• What the exercise asks: Which lines hold the word "this"? Copy each of them.

• Material for the task:

-- Begin --

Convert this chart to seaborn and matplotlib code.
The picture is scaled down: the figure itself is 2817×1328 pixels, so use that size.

-- End --
-- Begin --

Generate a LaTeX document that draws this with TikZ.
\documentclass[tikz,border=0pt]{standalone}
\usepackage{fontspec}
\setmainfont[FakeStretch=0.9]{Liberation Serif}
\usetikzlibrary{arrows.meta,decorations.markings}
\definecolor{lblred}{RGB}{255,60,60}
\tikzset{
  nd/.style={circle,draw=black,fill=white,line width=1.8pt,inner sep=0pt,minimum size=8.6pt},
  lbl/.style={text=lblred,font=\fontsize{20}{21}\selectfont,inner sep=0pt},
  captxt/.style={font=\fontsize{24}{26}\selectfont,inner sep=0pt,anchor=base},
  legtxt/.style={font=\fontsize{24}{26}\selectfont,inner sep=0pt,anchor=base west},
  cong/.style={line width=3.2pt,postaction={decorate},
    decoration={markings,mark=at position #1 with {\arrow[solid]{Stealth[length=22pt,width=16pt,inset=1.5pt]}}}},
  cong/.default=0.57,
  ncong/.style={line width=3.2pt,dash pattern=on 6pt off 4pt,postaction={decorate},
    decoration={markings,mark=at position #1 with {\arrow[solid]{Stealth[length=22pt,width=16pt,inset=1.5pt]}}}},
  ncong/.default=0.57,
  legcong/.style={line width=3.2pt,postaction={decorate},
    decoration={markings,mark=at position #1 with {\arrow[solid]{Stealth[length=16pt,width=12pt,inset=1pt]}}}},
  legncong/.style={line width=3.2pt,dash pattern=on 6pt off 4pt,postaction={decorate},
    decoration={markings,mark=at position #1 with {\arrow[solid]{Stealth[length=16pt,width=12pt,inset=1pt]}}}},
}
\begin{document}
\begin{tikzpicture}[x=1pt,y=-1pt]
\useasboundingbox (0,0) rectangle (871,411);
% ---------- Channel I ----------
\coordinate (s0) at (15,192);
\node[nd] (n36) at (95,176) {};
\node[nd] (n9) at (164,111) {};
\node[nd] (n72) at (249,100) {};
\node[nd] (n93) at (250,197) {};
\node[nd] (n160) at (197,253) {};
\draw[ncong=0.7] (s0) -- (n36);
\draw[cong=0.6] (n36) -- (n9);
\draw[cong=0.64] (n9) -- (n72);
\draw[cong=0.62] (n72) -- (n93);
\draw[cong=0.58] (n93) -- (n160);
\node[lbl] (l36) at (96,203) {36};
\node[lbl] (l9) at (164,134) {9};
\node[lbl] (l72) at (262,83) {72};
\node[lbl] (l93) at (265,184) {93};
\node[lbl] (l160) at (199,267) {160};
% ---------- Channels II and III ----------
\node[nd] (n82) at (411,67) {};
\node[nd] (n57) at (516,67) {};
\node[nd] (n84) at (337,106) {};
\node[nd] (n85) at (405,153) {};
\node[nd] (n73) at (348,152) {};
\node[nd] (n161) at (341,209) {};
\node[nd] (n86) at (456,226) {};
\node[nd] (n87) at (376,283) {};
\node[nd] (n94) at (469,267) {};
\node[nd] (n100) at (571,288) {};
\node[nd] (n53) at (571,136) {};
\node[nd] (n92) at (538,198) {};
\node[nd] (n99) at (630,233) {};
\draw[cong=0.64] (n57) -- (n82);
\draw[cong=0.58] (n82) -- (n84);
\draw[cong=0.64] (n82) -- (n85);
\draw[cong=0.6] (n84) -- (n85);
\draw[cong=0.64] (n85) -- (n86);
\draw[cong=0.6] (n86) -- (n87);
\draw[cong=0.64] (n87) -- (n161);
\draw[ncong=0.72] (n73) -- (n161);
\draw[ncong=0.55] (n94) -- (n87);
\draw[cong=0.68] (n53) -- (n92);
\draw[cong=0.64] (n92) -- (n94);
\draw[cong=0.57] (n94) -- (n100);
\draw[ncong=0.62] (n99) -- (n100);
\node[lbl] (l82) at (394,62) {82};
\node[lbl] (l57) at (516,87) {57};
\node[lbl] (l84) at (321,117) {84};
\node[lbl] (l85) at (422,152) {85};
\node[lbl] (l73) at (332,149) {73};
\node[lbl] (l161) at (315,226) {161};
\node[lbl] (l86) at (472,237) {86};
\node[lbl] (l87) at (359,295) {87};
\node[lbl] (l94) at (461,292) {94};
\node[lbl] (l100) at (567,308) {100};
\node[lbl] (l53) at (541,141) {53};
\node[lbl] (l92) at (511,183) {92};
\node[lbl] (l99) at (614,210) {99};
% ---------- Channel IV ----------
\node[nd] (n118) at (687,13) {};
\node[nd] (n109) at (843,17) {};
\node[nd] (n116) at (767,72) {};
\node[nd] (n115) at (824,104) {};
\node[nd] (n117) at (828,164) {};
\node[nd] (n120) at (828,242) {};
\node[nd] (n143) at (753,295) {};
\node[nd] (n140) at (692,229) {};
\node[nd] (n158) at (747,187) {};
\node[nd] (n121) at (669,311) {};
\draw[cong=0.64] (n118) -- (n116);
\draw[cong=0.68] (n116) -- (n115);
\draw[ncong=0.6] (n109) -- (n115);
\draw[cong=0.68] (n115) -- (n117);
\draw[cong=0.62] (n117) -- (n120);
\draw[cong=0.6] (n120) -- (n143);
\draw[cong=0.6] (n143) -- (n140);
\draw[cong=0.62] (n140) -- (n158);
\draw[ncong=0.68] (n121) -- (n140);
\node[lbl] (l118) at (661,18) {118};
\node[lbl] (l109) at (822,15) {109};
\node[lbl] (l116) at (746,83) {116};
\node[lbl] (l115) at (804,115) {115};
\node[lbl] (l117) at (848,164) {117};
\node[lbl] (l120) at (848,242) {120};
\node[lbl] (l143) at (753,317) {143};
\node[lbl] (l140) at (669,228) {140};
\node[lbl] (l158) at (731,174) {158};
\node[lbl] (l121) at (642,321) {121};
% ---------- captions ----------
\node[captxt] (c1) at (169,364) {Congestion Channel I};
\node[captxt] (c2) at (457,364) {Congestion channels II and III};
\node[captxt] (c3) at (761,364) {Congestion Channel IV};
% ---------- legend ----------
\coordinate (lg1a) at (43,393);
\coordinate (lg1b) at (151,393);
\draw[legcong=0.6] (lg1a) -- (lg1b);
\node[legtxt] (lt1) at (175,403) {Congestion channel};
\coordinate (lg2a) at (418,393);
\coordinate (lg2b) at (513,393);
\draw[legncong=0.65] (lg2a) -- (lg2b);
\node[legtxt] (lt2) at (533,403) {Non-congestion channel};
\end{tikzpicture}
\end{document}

-- End --
-- Begin --

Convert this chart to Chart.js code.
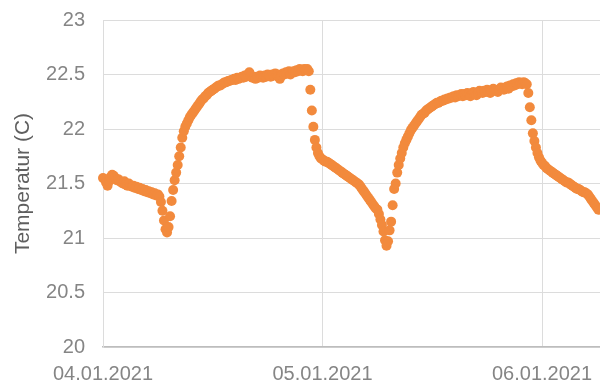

-- End --

• Exercise solution:
Convert this chart to seaborn and matplotlib code.
Generate a LaTeX document that draws this with TikZ.
Convert this chart to Chart.js code.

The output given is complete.